La invención de esta original ocupación se atribuye a un ermitaño sirio de fines del siglo IV llamado Simeón. A Simeón las distancias cortas con la gente no le gustaban en absoluto. Harto ya de que las masas de fieles perturbaran su solitaria paz espiritual visitándole en la remota cueva en la que habitaba, el tipo optó por levantar un alto pilar y subirse encima. Como suele suceder con los famosos cuando intentan escabullirse de sus fans, el alejamiento físico de Simeón, en lugar de retraerle del ojo público, le hizo aun más popular. Las multitudes se acercaban por cientos a los pies al pilar para admirar al santo Simeón y rogarle bendiciones. Simeón, que, como queda dicho, no destacaba por su sociabilidad, decidió entonces encaramarse a una columna todavía más alta, para, a medida que se acercaba al cielo, alejarse del fragor popular.  De nada sirvió la medida: Cuanto más se alejaba del suelo Simeón, más gente acudía a visitarle y admirar su prodigiosa forma de vida, en prueba evidente de ese principio quántico conforme al cual la observación de la realidad modifica el objeto observado. Al final de sus largos días, Simeón el estilita (de stylos, columna en griego) residía  en una pequeña plataforma alzada ya a quince metros sobre el suelo. Aunque parezca sorprende, murió de viejo, y no de un trompazo por caerse hasta el suelo alguna noche de sueño agitado.

El ejemplo de Simeón cundió y, en las décadas y siglos posteriores, eso de buscar la espiritualidad a base de vivir subido a una columna se convirtió en una practica bastante habitual entre los místicos (y algunos 'friquis') de la antigüedad. Curiosamente los más afamados subsiguientes estilitas se llamaron también Simeón, como si por alguna extraña razón el nombre predispusiera a una cierta querencia por vivir en las alturas. Hubo así un  Simeón el estilita el joven (que, pese a su mote, murió a los 84 años), y hasta un Simeón el estilita III (conocido por la historia así, con el numero detrás, como si tratase del miembro de una saga de pelotaris o toreros).
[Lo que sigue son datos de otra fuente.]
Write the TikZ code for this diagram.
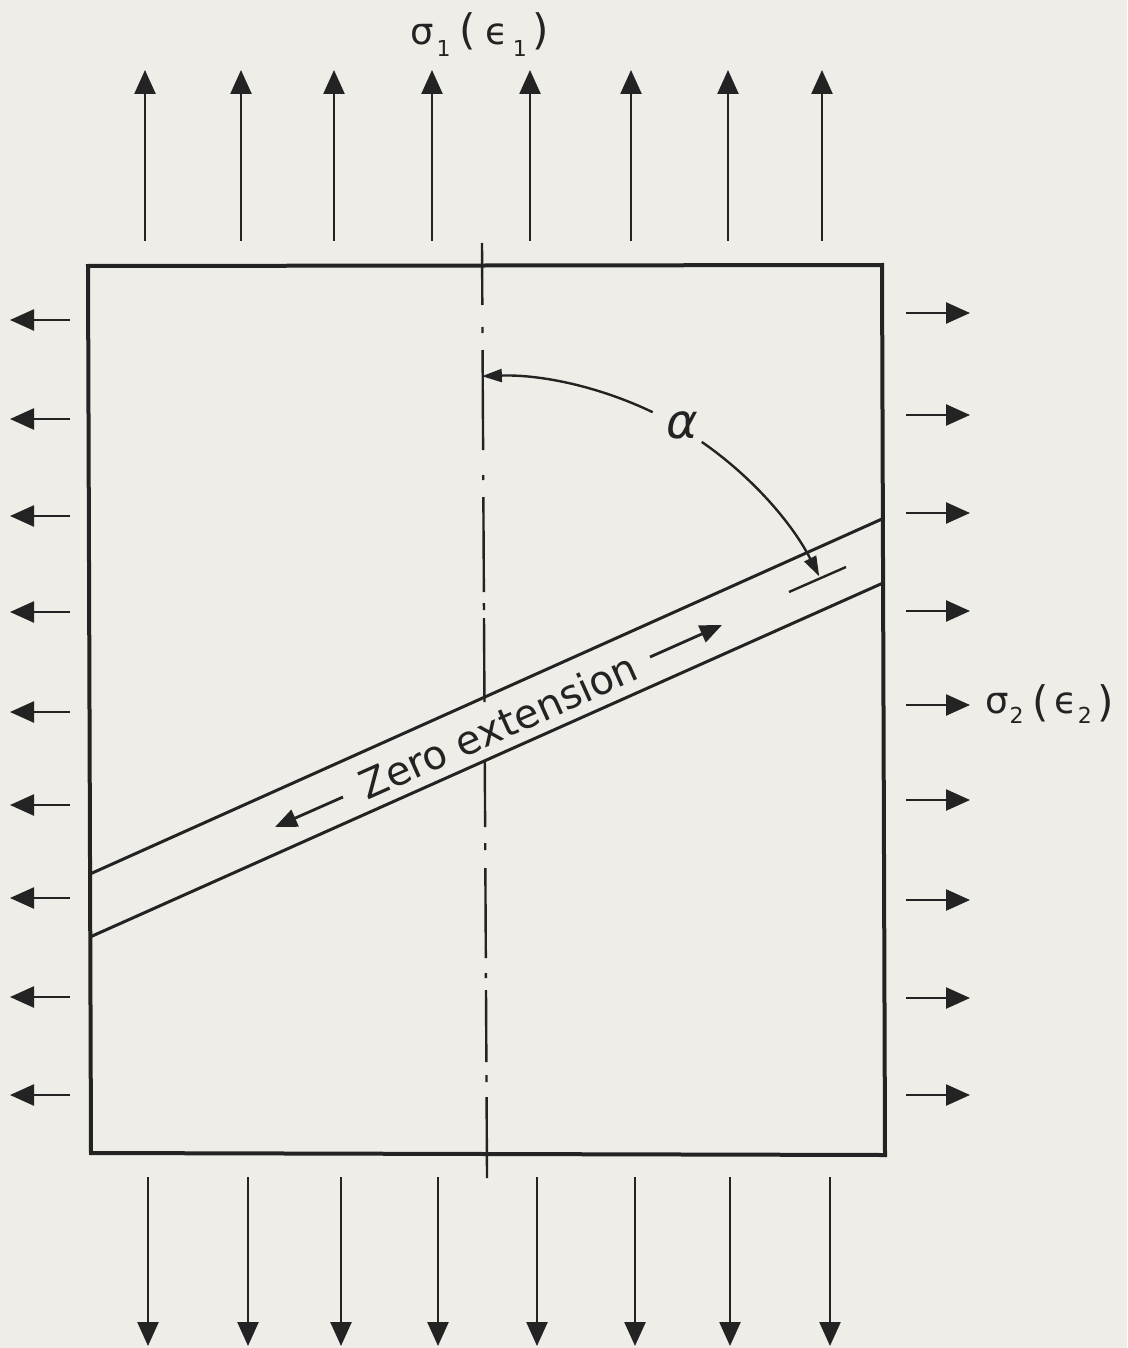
\documentclass[tikz,border=0pt]{standalone}
\usepackage{fontspec}
\setmainfont{DejaVu Sans}
\usetikzlibrary{arrows.meta,calc}
\definecolor{paper}{HTML}{EFEDE7}
\definecolor{ink}{HTML}{232323}
\newcommand\lowsub[2]{\raisebox{#1}{\fontsize{22}{22}\selectfont #2}}
\newcommand\bigpar[1]{{\fontsize{42}{44}\selectfont #1}}
\begin{document}
\begin{tikzpicture}[x=1pt,y=-1pt,
  force/.style={draw=ink,line width=2.5pt,-{Triangle[length=24pt,width=21pt]}},
  outline/.style={draw=ink,line width=4pt,line join=miter},
  bandline/.style={draw=ink,line width=3pt},
  centreline/.style={draw=ink,line width=2.4pt},
  dimarc/.style={draw=ink,line width=2.4pt,-{Triangle[length=20pt,width=13pt]}},
  bandarrow/.style={draw=ink,line width=2.8pt,-{Triangle[length=22pt,width=18pt]}},
  lbl/.style={text=ink,inner sep=0pt}]
\useasboundingbox (0,0) rectangle (1127,1348);
\fill[paper] (0,0) rectangle (1127,1348);

% specimen outline
\coordinate (TL) at (88,266);
\coordinate (TR) at (882,265);
\coordinate (BR) at (885,1155);
\coordinate (BL) at (91,1153);
\draw[outline] (TL) -- (TR) -- (BR) -- (BL) -- cycle;

% zero extension band
\coordinate (UL) at (90,874);
\coordinate (UR) at (882,519);
\coordinate (LL) at (90,937);
\coordinate (LR) at (883,583);
\draw[bandline] (UL) -- (UR);
\draw[bandline] (LL) -- (LR);

% tick on band centre
\coordinate (K1) at (789,592);
\coordinate (K2) at (846,567);
\draw[centreline] (K1) -- (K2);

% dash-dot centre line
\foreach \a/\b in {243/305,327/333,350/450,475/480,497/592,603/610,618/702,
                   760/827,843/850,868/958,973/978,990/1062,1075/1082,1097/1178}
  \draw[centreline] ({482+0.00535*(\a-243)},\a) -- ({482+0.00535*(\b-243)},\b);

% angle alpha
\coordinate (O) at (494,742);
\draw[dimarc] ($(O)+(-64.3:366)$) arc[start angle=-64.3,end angle=-91.9,radius=366];
\draw[dimarc] ($(O)+(-55.3:365)$) arc[start angle=-55.3,end angle=-27,radius=365];
\node[lbl,font=\fontsize{48}{52}\selectfont\itshape] (alpha) at (682,425) {α};

% band text and arrows
\node[lbl,rotate=24.1,font=\fontsize{40}{44}\selectfont] (ze) at (498,726) {Zero extension};
\coordinate (A1s) at (343,797);
\coordinate (A1e) at (275,827);
\coordinate (A2s) at (650,657);
\coordinate (A2e) at (722,625);
\draw[bandarrow] (A1s) -- (A1e);
\draw[bandarrow] (A2s) -- (A2e);

% applied stresses
\foreach \x in {145,241,334,432,530,631,728,822}
  \draw[force] (\x,241) -- (\x,70);
\foreach \x in {148,248,341,438,537,635,730,830}
  \draw[force] (\x,1177) -- (\x,1346);
\foreach \y in {320,419,516,612,712,805,898,997,1095}
  \draw[force] (70,\y) -- (10,\y);
\foreach \y in {313,415,513,611,705,800,900,998,1095}
  \draw[force] (906,\y) -- (970,\y);

% labels
\node[lbl,anchor=base west,font=\fontsize{37}{40}\selectfont] (sig1) at (410,45)
  {σ\kern3pt\lowsub{-12pt}{1}\kern9pt\bigpar{(}\kern9pt ϵ\kern5pt\lowsub{-12pt}{1}\kern6pt\bigpar{)}};
\node[lbl,anchor=base west,font=\fontsize{37}{40}\selectfont] (sig2) at (985,713)
  {σ\kern1pt\lowsub{-10pt}{2}\kern9pt\raisebox{-3pt}{\bigpar{(}}\kern5pt ϵ\kern1pt\lowsub{-10pt}{2}\kern6pt\raisebox{-3pt}{\bigpar{)}}};
\end{tikzpicture}
\end{document}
Otros estilitas celebres respondieron a nombres mucho más originales, tales como los pomposos san Alipio de Adrianopolis o San Walfor.

Por inverosímil que resulte la profesión de estilita, no merecería una entrada en este blog sino fuera porque todavía se continúa ejerciendo: En Georgia, el país donde ahora moro, vive probablemente el único estilita del planeta: se llama Maxim y habita encima del pilar de Katshi,  una estrecha columna natural de roca de unos 30 metros de altura con una pequeña ermita encima, solo accesible mediante un sistema de poleas. Maxim, pese a su inusual forma de vida y al hecho de ser citado en la mismísima Wikipedia, todavía no ha atraído la atención de los curiosos.

Hubo una época en la cual los estilitas abundaban y los estilistas no se prodigaban. Ahora sucede a la inversa.  Por el bien de la diversidad humana espero de veras que el ejemplo de Maxim cunda un poco y el ejercicio del estilitismo se propague de nuevo. Me encantaría, por ejemplo, que unos cuantos banqueros avariciosos, especuladores bursátiles y demás gentes de estiloso mal vivir, optaran por enmendar sus muchos pecados subiéndose a vivir encima de una columna, en lugar de dedicarse jorobar la vida del prójimo.